:: Goal of the exercise ::
Exclude the pictures and return every line exactly as written.

:: Material provided ::

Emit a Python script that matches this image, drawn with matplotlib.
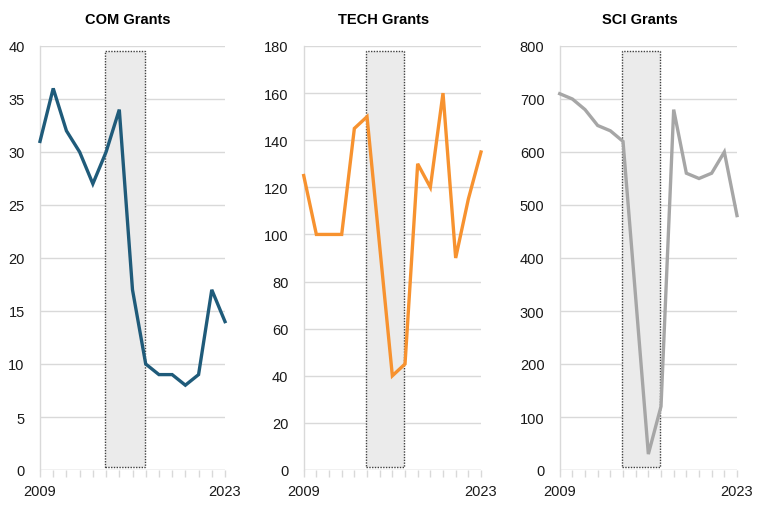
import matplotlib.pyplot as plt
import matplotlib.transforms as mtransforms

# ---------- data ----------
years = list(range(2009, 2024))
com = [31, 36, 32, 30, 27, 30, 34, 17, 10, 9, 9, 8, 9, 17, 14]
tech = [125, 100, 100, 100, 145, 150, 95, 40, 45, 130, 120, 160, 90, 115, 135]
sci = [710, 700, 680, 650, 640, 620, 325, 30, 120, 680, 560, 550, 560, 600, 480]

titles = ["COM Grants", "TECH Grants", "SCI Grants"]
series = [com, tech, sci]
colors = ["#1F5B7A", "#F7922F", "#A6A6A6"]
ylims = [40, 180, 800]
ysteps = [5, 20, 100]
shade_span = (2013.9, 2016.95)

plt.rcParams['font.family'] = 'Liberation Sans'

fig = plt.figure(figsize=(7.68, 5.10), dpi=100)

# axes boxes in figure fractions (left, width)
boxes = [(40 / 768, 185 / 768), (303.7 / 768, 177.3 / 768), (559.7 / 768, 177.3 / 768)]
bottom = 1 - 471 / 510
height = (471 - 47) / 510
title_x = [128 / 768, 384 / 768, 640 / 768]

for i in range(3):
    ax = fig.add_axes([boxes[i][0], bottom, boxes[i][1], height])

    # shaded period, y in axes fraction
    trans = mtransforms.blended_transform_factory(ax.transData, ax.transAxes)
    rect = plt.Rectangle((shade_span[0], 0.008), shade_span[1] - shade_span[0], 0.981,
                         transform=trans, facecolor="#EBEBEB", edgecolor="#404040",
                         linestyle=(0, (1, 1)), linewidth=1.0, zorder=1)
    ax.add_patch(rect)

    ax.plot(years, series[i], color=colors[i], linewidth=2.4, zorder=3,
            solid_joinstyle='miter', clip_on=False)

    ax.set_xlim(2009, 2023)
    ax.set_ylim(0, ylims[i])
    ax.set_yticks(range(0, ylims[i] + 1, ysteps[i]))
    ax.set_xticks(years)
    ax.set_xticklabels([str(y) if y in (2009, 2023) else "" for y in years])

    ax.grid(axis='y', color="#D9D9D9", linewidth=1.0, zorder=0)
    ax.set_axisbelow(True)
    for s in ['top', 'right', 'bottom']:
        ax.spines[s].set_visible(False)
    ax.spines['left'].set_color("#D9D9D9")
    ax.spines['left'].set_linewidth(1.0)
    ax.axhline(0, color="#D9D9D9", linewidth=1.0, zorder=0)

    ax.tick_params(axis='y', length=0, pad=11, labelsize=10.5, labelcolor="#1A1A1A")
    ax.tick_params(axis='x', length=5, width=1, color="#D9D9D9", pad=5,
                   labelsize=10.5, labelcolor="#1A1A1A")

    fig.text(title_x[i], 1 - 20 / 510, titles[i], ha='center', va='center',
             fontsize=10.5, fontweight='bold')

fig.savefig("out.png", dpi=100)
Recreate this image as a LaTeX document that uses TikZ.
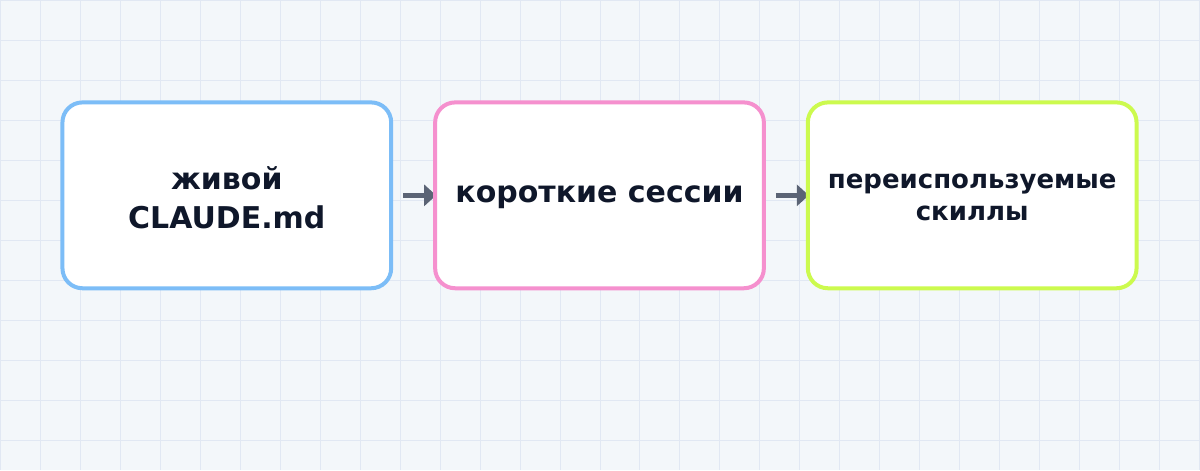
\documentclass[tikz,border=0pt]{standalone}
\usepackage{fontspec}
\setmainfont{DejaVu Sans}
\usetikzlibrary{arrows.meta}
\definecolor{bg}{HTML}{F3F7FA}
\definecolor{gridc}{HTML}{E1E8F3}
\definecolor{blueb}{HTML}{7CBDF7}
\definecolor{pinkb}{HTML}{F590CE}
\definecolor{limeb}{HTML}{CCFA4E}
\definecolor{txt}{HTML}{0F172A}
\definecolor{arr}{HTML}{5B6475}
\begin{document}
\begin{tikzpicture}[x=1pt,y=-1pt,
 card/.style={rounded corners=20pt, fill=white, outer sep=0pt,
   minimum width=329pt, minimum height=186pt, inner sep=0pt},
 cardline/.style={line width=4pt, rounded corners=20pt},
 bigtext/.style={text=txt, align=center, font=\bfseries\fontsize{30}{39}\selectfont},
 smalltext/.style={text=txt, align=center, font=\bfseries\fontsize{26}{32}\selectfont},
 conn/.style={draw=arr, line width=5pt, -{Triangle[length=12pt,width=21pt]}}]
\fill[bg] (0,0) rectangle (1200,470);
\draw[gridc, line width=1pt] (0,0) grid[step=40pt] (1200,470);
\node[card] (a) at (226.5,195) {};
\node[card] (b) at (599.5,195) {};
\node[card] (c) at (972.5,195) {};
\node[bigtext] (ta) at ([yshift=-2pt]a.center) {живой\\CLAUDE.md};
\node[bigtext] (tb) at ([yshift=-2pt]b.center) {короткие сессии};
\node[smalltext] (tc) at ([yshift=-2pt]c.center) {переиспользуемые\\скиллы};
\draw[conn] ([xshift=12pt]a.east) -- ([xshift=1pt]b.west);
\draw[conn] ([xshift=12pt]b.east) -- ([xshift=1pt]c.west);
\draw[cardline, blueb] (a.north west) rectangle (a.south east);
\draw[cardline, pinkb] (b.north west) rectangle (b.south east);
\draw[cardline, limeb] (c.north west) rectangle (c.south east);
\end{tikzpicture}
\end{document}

:: Final result ::
Emit a Python script that matches this image, drawn with matplotlib.
import matplotlib.pyplot as plt
import matplotlib.transforms as mtransforms

# ---------- data ----------
years = list(range(2009, 2024))
com = [31, 36, 32, 30, 27, 30, 34, 17, 10, 9, 9, 8, 9, 17, 14]
tech = [125, 100, 100, 100, 145, 150, 95, 40, 45, 130, 120, 160, 90, 115, 135]
sci = [710, 700, 680, 650, 640, 620, 325, 30, 120, 680, 560, 550, 560, 600, 480]

titles = ["COM Grants", "TECH Grants", "SCI Grants"]
series = [com, tech, sci]
colors = ["#1F5B7A", "#F7922F", "#A6A6A6"]
ylims = [40, 180, 800]
ysteps = [5, 20, 100]
shade_span = (2013.9, 2016.95)

plt.rcParams['font.family'] = 'Liberation Sans'

fig = plt.figure(figsize=(7.68, 5.10), dpi=100)

# axes boxes in figure fractions (left, width)
boxes = [(40 / 768, 185 / 768), (303.7 / 768, 177.3 / 768), (559.7 / 768, 177.3 / 768)]
bottom = 1 - 471 / 510
height = (471 - 47) / 510
title_x = [128 / 768, 384 / 768, 640 / 768]

for i in range(3):
    ax = fig.add_axes([boxes[i][0], bottom, boxes[i][1], height])

    # shaded period, y in axes fraction
    trans = mtransforms.blended_transform_factory(ax.transData, ax.transAxes)
    rect = plt.Rectangle((shade_span[0], 0.008), shade_span[1] - shade_span[0], 0.981,
                         transform=trans, facecolor="#EBEBEB", edgecolor="#404040",
                         linestyle=(0, (1, 1)), linewidth=1.0, zorder=1)
    ax.add_patch(rect)

    ax.plot(years, series[i], color=colors[i], linewidth=2.4, zorder=3,
            solid_joinstyle='miter', clip_on=False)

    ax.set_xlim(2009, 2023)
    ax.set_ylim(0, ylims[i])
    ax.set_yticks(range(0, ylims[i] + 1, ysteps[i]))
    ax.set_xticks(years)
    ax.set_xticklabels([str(y) if y in (2009, 2023) else "" for y in years])

    ax.grid(axis='y', color="#D9D9D9", linewidth=1.0, zorder=0)
    ax.set_axisbelow(True)
    for s in ['top', 'right', 'bottom']:
        ax.spines[s].set_visible(False)
    ax.spines['left'].set_color("#D9D9D9")
    ax.spines['left'].set_linewidth(1.0)
    ax.axhline(0, color="#D9D9D9", linewidth=1.0, zorder=0)

    ax.tick_params(axis='y', length=0, pad=11, labelsize=10.5, labelcolor="#1A1A1A")
    ax.tick_params(axis='x', length=5, width=1, color="#D9D9D9", pad=5,
                   labelsize=10.5, labelcolor="#1A1A1A")

    fig.text(title_x[i], 1 - 20 / 510, titles[i], ha='center', va='center',
             fontsize=10.5, fontweight='bold')

fig.savefig("out.png", dpi=100)
Recreate this image as a LaTeX document that uses TikZ.
\documentclass[tikz,border=0pt]{standalone}
\usepackage{fontspec}
\setmainfont{DejaVu Sans}
\usetikzlibrary{arrows.meta}
\definecolor{bg}{HTML}{F3F7FA}
\definecolor{gridc}{HTML}{E1E8F3}
\definecolor{blueb}{HTML}{7CBDF7}
\definecolor{pinkb}{HTML}{F590CE}
\definecolor{limeb}{HTML}{CCFA4E}
\definecolor{txt}{HTML}{0F172A}
\definecolor{arr}{HTML}{5B6475}
\begin{document}
\begin{tikzpicture}[x=1pt,y=-1pt,
 card/.style={rounded corners=20pt, fill=white, outer sep=0pt,
   minimum width=329pt, minimum height=186pt, inner sep=0pt},
 cardline/.style={line width=4pt, rounded corners=20pt},
 bigtext/.style={text=txt, align=center, font=\bfseries\fontsize{30}{39}\selectfont},
 smalltext/.style={text=txt, align=center, font=\bfseries\fontsize{26}{32}\selectfont},
 conn/.style={draw=arr, line width=5pt, -{Triangle[length=12pt,width=21pt]}}]
\fill[bg] (0,0) rectangle (1200,470);
\draw[gridc, line width=1pt] (0,0) grid[step=40pt] (1200,470);
\node[card] (a) at (226.5,195) {};
\node[card] (b) at (599.5,195) {};
\node[card] (c) at (972.5,195) {};
\node[bigtext] (ta) at ([yshift=-2pt]a.center) {живой\\CLAUDE.md};
\node[bigtext] (tb) at ([yshift=-2pt]b.center) {короткие сессии};
\node[smalltext] (tc) at ([yshift=-2pt]c.center) {переиспользуемые\\скиллы};
\draw[conn] ([xshift=12pt]a.east) -- ([xshift=1pt]b.west);
\draw[conn] ([xshift=12pt]b.east) -- ([xshift=1pt]c.west);
\draw[cardline, blueb] (a.north west) rectangle (a.south east);
\draw[cardline, pinkb] (b.north west) rectangle (b.south east);
\draw[cardline, limeb] (c.north west) rectangle (c.south east);
\end{tikzpicture}
\end{document}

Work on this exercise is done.